Une deuxième leçon servie par l’évangéliste à ses fidèles : « Eh bien ! moi, je vous dis : Faites-vous des amis avec l’argent trompeur ». On retrouve ici la pensée de Luc précédemment exprimée (6 : 19-20) : « Vendez vos biens, donnez-le en aumône ; faites-vous des bourses qui ne s’useront pas, un trésor qui ne vous fera pas défaut dans les cieux ». La fortune malgré tous ses pièges peut devenir un moyen de devenir riche aux yeux de Dieu. Elle constituera un groupe d’amis capable d’accueillir là-haut leur bienfaiteur de la terre.

« Celui qui est digne de confiance dans une petite affaire…» Principe de sagesse élémentaire servi aux disciples sous forme de question. La pensée est la même dans les parabole des talents ( Mt. 25 : 21) et des mines (Lc. 19 : 17). Il ne peut s’agir ici de récompense terrestre pour quelque action honnête et sage, mais uniquement de récompense céleste. C’est la fidélité dont on aura fait preuve dans le domaine des biens matériels, sans valeur réelle pour le ciel, qui conditionnera le bien céleste que nous pourrions espérer, la fidélité dont on honore la confiance de celui dont a on a reçu un bien. Des biens nous sont providentiellement confiés, ils ne nous appartiennent pas en propre ; nous devons en faire profiter les pauvres en vue desquels Dieu les a mis à notre disposition.
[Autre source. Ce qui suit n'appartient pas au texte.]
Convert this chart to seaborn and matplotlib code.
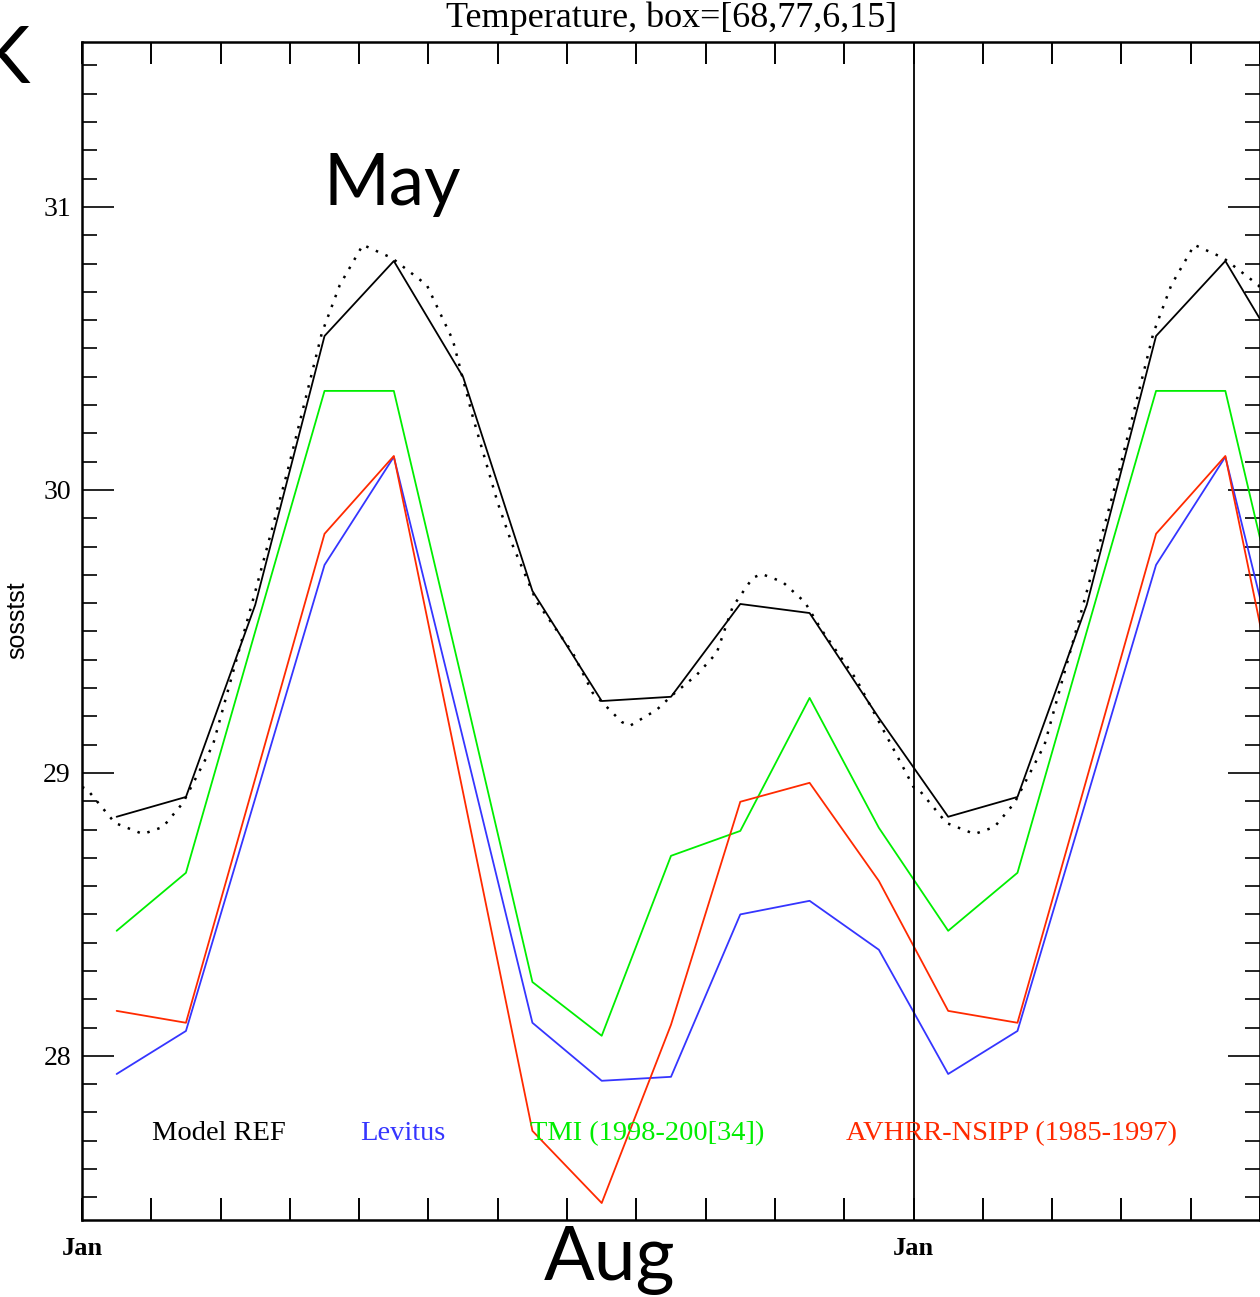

Enfin, conclusion de son enseignement, Luc nous place en face d’une option : ou Dieu ou l’argent. Nul ne peut servir deux maîtres. Le service dont il peut être ici question engage la personne jusqu’au plus profond d’elle-même. La préférence pour l’argent entraînera une aliénation de la personne et presque un sacrilège contre Dieu. Les chrétiens qui disposent de l’argent l’ont reçu pour le partager avec ceux qui en manquent. C’est toute la spiritualité de l’Église de la Pentecôte qui est ici définie et décrite. Relisons certains passages des Actes (2 : 32 +). L’option préférentielle pour les pauvres (Jean XXIII et Paul VI, Vatican II) ressort ici avec un très grand relief. Nul ne possède sur l’avoir un droit absolu et ne peut l’idolâtrer. Entre Dieu et l’argent, aucun compromis possible

Le leçon de cette péricope n’est donc pas de juger moralement l’inconduite de l’intendant et de se reconnaître en quelque sorte pharisien de la parabole : « Mon Dieu, je te rends grâce de ce que je ne suis pas comme le reste des hommes : voleurs, malhonnêtes, ou encore comme cet intendant. (18 :11) Cette page d’évangile constitue un appel à répondre sans tarder à l’invitation de la grâce divine. Plus tard, risquerait d’être trop tard. L’argent, toute forme d’avoir doit servir à aider les gens dans le besoin Faire des réserves, l’utiliser pour soi seul, c’est en priver les pauvres et mène tout droit à l’idolâtrie. Il y a « urgence » de décision.